Why you can't automate your retirement

I recently read an opinion piece on why target date funds are the best and only retirement investment you’ll ever need. After seeing how messy the markets and investing can be, I cringe when I see articles promising a single solution to meet your retirement needs. A one-size-fits-all solution might apply to other areas of our lives but when it comes to retirement, your goals, circumstances and preferences will be very different than anyone else’s.


Since corporate pensions have disappeared for most of us, we investors are forced to take on the investing responsibility in our 401(k) plans. This can be exciting or painful depending on your investing prowess. If you’re a novice, it’s easy to miss considerations for proper asset allocation, risk tolerance and expected return. It’s not surprising that target date funds are the default solution when you’re young and land your first job out of college.


I remember combing through my 401(k) options for the first time and it felt like a daunting task. Let’s face it, when you’re just starting to build your wealth, an investment option that offers broad diversification and a set it and forget it approach is very attractive as a new investor. It’s not surprising that this has become an attractive option, with trillions in assets, and continues to be one of the fastest growing categories of mutual funds.

What’s appealing about target date funds?

The main appeal is that
they’re likely great for many people who may have no interest in taking charge of their investments. After all, they automatically provide you with a glide path that gradually reduces your exposure to equities and gradually increases your exposure to bonds as you get older. The best part is you don’t have to think about it. But in my experience, when it comes to your money and as you get older, very few things should be automated. Sure, it’s fine to automate the cable and electric bill payment, but your retirement nest egg is different.

We believe you need to be actively engaged and ensure your goals are on track and that your risk tolerance matches an appropriate asset allocation. This doesn’t mean changing your investments every month, but it does mean a more sophisticated approach than the set it and forget it mentality of target date funds.

Drawbacks of target date funds

We assume too much in this business. We assume everyone will retire around the same age, we assume that everyone should adhere to a pre-determined asset allocation and we assume that when someone is ready to retire, their portfolio will be set for life. If you’re 50 years old, do you think another person who is 50 years old will have the same risk tolerance? How about the same saving habits? Maybe you will get an inheritance and they won’t.


Making assumptions for every shareholder is the main drawback with target date funds. Since it’s solely focused on your birthday, they determine a specific percentage allocated to stocks and bonds. While this can be helpful to some shareholders, every shareholder has different circumstances in life—such as receiving a lump sum, sale of a business, or sale of real estate—or experiences changes in the market itself. Kudos to you if you predicted the global pandemic this year.


It’s also important to note that target date funds don’t consider all the holistic services a trusted financial professional provides to you that can impact your proper asset allocation. Whether it’s social security tips, long-term-care insurance, planning for estate taxes, or advice regarding company stock, a target date fund simply doesn’t have the ability to factor this into your situation.
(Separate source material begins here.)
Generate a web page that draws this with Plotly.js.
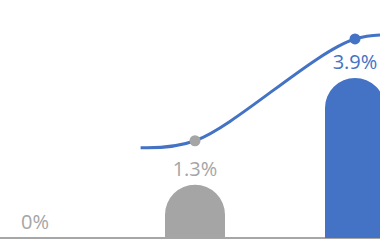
<!DOCTYPE html>
<html>
<head>
<meta charset="utf-8">
<script src="https://cdn.plot.ly/plotly-3.0.1.min.js"></script>
<style>html,body{margin:0;padding:0;background:#fff;}#chart{width:380px;height:242px;}</style>
</head>
<body>
<div id="chart"></div>
<script>
// Data
var barX = [0, 1, 2];
var barValues = [0, 1.3, 3.9];
var barLabels = ["0%", "1.3%", "3.9%"];
var barColors = ["#A5A5A5", "#A5A5A5", "#4472C4"];
var lineX = [0.66, 1, 2, 2.35];
var lineY = [2.2, 2.37, 4.85, 4.9];
var markerColors = ["#4472C4", "#A5A5A5", "#4472C4", "#4472C4"];
var markerSizes = [0, 11, 11, 0];

var traces = [
  {
    type: "bar",
    x: barX,
    y: barValues,
    width: 0.375,
    text: barLabels,
    textposition: "outside",
    textfont: {family: "Open Sans", size: 20, color: barColors},
    marker: {color: barColors, cornerradius: 30},
    cliponaxis: false,
    hoverinfo: "none"
  },
  {
    type: "scatter",
    mode: "lines+markers",
    x: lineX,
    y: lineY,
    line: {color: "#4472C4", width: 3, shape: "spline", smoothing: 1},
    marker: {color: markerColors, size: markerSizes, opacity: 1, line: {width: 0}},
    opacity: 1,
    hoverinfo: "none"
  }
];

var layout = {
  width: 380,
  height: 242,
  margin: {l: 0, r: 0, t: 0, b: 4},
  paper_bgcolor: "#ffffff",
  plot_bgcolor: "#ffffff",
  showlegend: false,
  xaxis: {range: [-0.21875, 2.15625], showgrid: false, zeroline: false, showticklabels: false, ticks: "", showline: false, fixedrange: true},
  yaxis: {range: [0, 5.8], showgrid: false, zeroline: true, zerolinecolor: "#A6A6A6", zerolinewidth: 2, showticklabels: false, ticks: "", showline: false, fixedrange: true}
};

Plotly.newPlot("chart", traces, layout, {displayModeBar: false, staticPlot: true});
</script>
</body>
</html>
The next evolution: Personalized retirement solutions

We believe the next evolution of target date funds is a managed account solution. Managed accounts are personalized and easy and they can target retirement income. They offer participants individual asset allocation customization while leveraging the preferred products/options selected by the plan advisor and plan sponsor for the plan menu. Managed accounts customize an asset allocation for each participant from data gathered by the recordkeeper (age, salary, savings rate, etc.). Managed accounts focus on meeting plan participants’ target retirement income rather than solely focusing on accumulation. This is to help plan participants gather sufficient income in retirement to maintain their lifestyle and adapt as circumstances change. By helping you build out a custom asset allocation, managed accounts can help improve that probability.

We do this for our institutional clients, and we strive to make that a reality for advisors helping individual investors. Instead of spending the time to build a menu of funds to only watch investors go into a target date fund, managed accounts typically use a plan’s core investment options as selected and monitored by the financial professional. By adopting managed accounts as the plan’s qualified default investment alternatives (QDIA) you’re fulfilling two major fiduciary responsibilities: customized allocation and investment selection. 

The bottom line

Technological automation has taken over our lives. Let your retirement portfolio be the area where you take a more hands-on approach. Working with a trusted financial professional to make sure your retirement portfolio reflects your entire financial picture and not just your birthday is the sensible approach to take for the short and long term. Your retirement nest egg is a top financial priority—thus we believe an active approach is required. 

When we buy big ticket items like a house, few things about the process are automated. We hire an agent that can help fulfill our requests, we spend hours researching online if the neighborhood is good and we hire a home inspector to make sure our capital isn’t at risk. Doesn’t your retirement nest egg deserve the same personalized approach?